With typical toddlers and preschoolers who are learning their colors we show them red.  They say "red" we move on to the next color.  We don't hold up red,  get out a tally sheet and make them tell us it's red 9 out of 10 times in a row.  You'd mix it up a bit to keep it interesting.  If you didn't would they continue to tell us it's red or would they be smart enough to think "if they keep asking me if this is red, maybe it's not really red? Do they want me to tell them a different color?" Or do they throw a tantrum and refuse to cooperate, because they are becoming frustrated and don't understand why you keep having them do the same thing over and over and over?  If you wouldn't treat a normal functioning child this way, why in the world would you treat a severely disabled child this way?

This was how my son was expected to learn by repeating these same demeaning tasks over and over and over.  No wonder he checked out the only way he could by falling asleep.  No one ever explained to him the purpose of these tasks.  If you do this it leads to this a communication device, the ability to say yes, an hour out of this classroom, etc. The educators instead labeled him as "unmotivated and unteachable." How fair is that?  No one asked him what he thought was motivating and interesting.  No one asked him if he thought this was boring.  No one ever gave two cents about what mattered to him.  What mattered to them was the ability to collect their data and show that he had mastery as defined by THEM.

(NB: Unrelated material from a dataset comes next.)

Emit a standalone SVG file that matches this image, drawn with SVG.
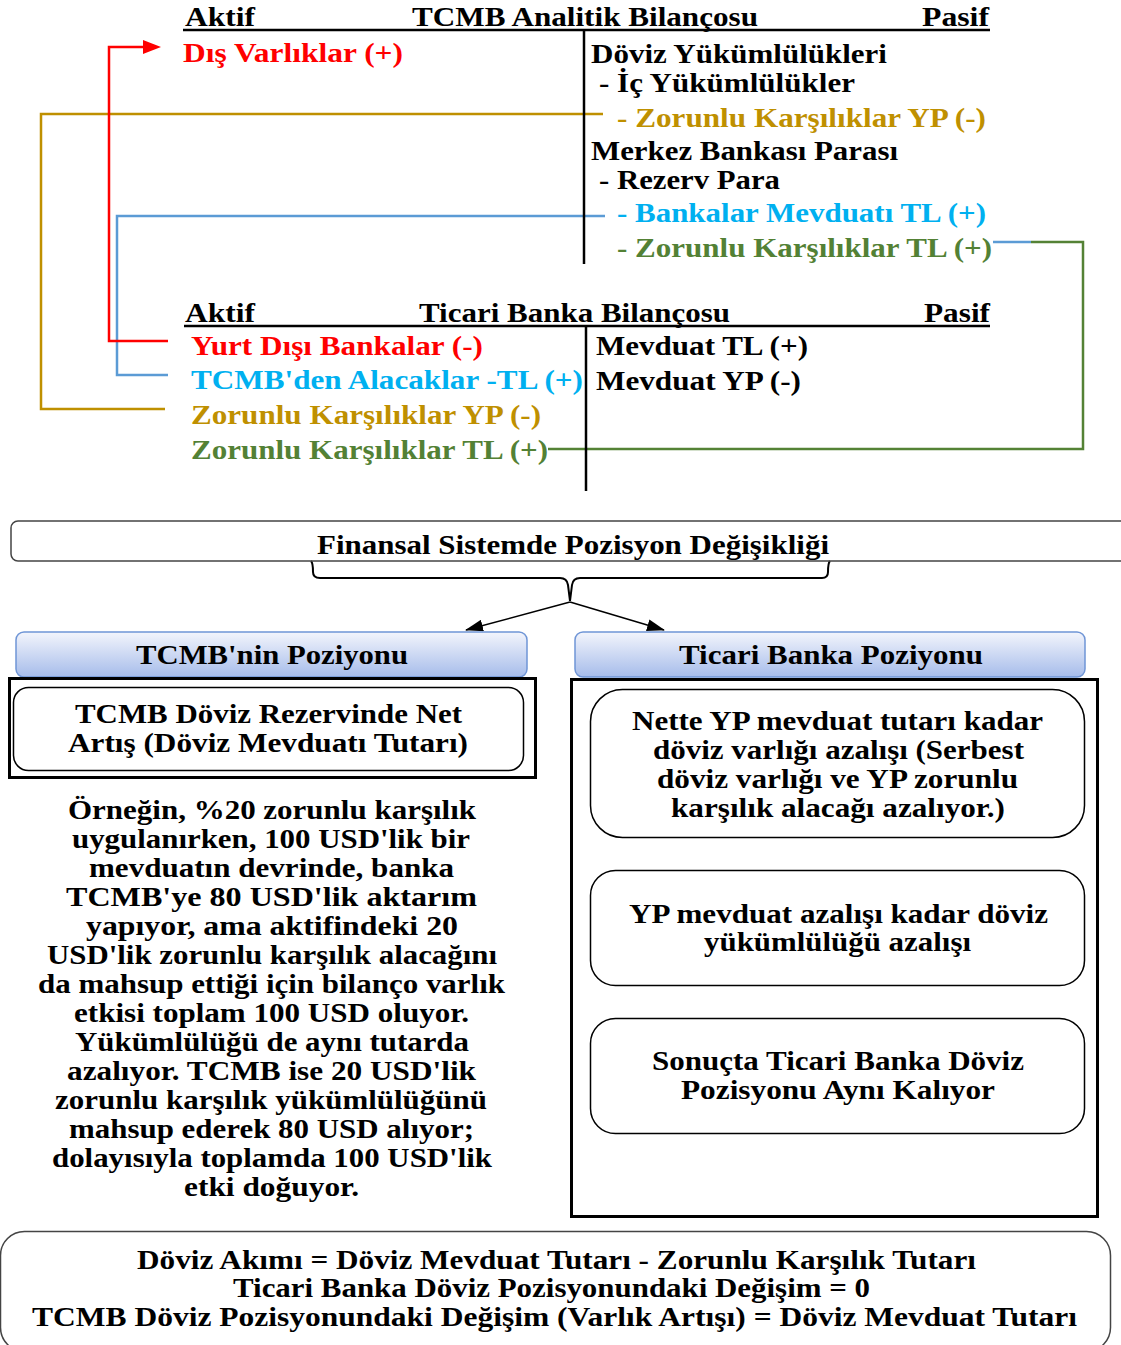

Now lets talk about data. They use the data to justify the mastery of a goal or to modify it.  But how often did they the educators forget to collect their data or not ever collect it at all or they were inconstant.  Who suffers for this oversight or laziness?  Certainly not the educators.

Smart kids, physically disabled and the non-speaking or even the normal ones, learn quickly how to manipulate to get out of things they do not enjoy.  Many are successful at it by feigning sleep or suddenly needing to use the restroom, perhaps a tantrum, or just disruption of the lesson.  Smart kids find away to make things bearable.